Professor Alan Baddeley won in the popular science category for Working Memories: Postmen, Divers and Cognitive Revolution. The book covers Baddeley's personal recollections from a period after World War II, known as the cognitive revolution, in which ideas from computer science, neuroscience, philosophy and psychology were linked, changing the face of psychological research. 

The winners of the Academic Monograph category were Dr Elisabeth Murray, Dr Steven Wise and Professor Kim Graham for The Evolution of memory systems: Ancestors, anatomy and adaptions. Their book takes a dramatically different approach to the evolution of memory systems in the brain. Rather than classifying brain areas as solely involved with perception or executive function, Murray, Wise and Graham suggest all cortical areas contribute to memory and do so using specialised neural representations.
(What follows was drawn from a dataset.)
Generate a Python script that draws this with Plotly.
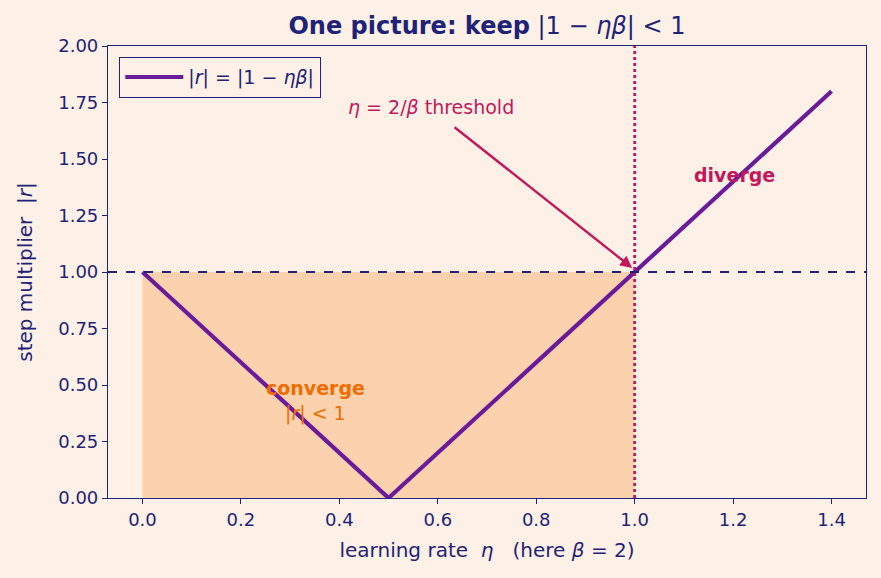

Dr Colin Cooper (pictured above) won in the Textbook category for Psychological Testing: Theory and Practice. Cooper taught individual differences and psychometrics for 25 years and said he had longed to write a text which gave students both a grasp of psychometrics as well as contrarian viewpoints and more recent developments in the field.

Autism Spectrum Disorder: Characteristics, Causes and Practical Issues by Dr Jill Boucher was initially entered in the Textbook category but was judged as a winner in the Practitioner Text category. This book marks the second, revised, edition of Boucher's 2009 introductory textbook. It includes a historical background of autism, identification, ways to provide education and care for autistic people, and traces the ways autism has been defined and conceptualised over the years.